チームメイトとなった小川泰弘のものまねも披露し、明るいキャラクターで既にチームに馴染む様子もうかがえる背番号「34」は、プロ初登板・初先発の相手がヤクルトだった。2015年当時、2年目19歳の若武者は、ツバメ打線を7回1失点に抑えてプロ初勝利を挙げている。
ヤクルトで「すごく縁を感じてやらせてもらえる」という田口の加入は、先発陣が手薄なチームに頼もしい存在となるだろう。神宮球場でのお立ち台でどんな“初勝利”の報告をファンにするのか、今から楽しみだ。
近藤と宮台の起用法にも注目
楽天に17年ドラフト1位で入団した近藤は、昨年オフに自由契約となりヤクルトと育成契約を結んだ。一軍の春季キャンプに参加し、練習試合でも結果を残すと、オープン戦では6試合に登板して自責点0という好成績を収めた。
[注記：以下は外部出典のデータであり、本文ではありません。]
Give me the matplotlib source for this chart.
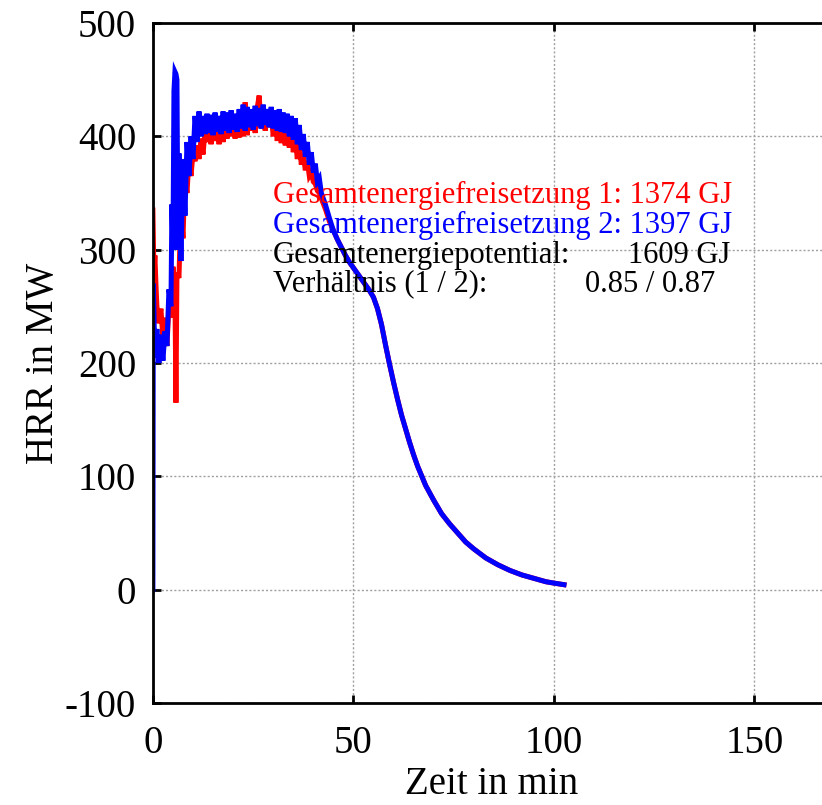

3月15日に早くも支配下登録が決まり、「まずは一軍の戦力にしっかりとなれるように、1年間戦い抜けるように、どんな場面でもしっかり腕を振って投げていくだけ」と活躍を誓った右腕。150キロ超えのストレートに加え、「自分の武器」と豪語する内角を突くシュートが持ち味だ。
そして、もうひとり。日本ハムを自由契約となり、ヤクルトへの入団が決まった宮台は東大出身の左腕だ。東京六大学リーグで6勝をマークしたが、プロでは未勝利。一軍に定着し、大学時代に慣れ親しんだ思い出の神宮球場で再起を図りたい。
3月14日の中日とのオープン戦では、ヤクルトのユニフォームを着て初めて神宮のマウンドに立った。3回2死満塁という緊張感のある場面だったが、京田から空振り三振を奪い、上々のデビューを飾った。
共に戦力外から這い上がり、リリーフでまずは結果を残した近藤と宮台。投手陣再建へ向けた高津監督の今後の起用法にも注目だ。さらに、田口が先発の柱を担うことができれば、上位浮上の可能性が見えてくる。まだまだ伸びしろのある95年世代。今後の飛躍に期待が高まる。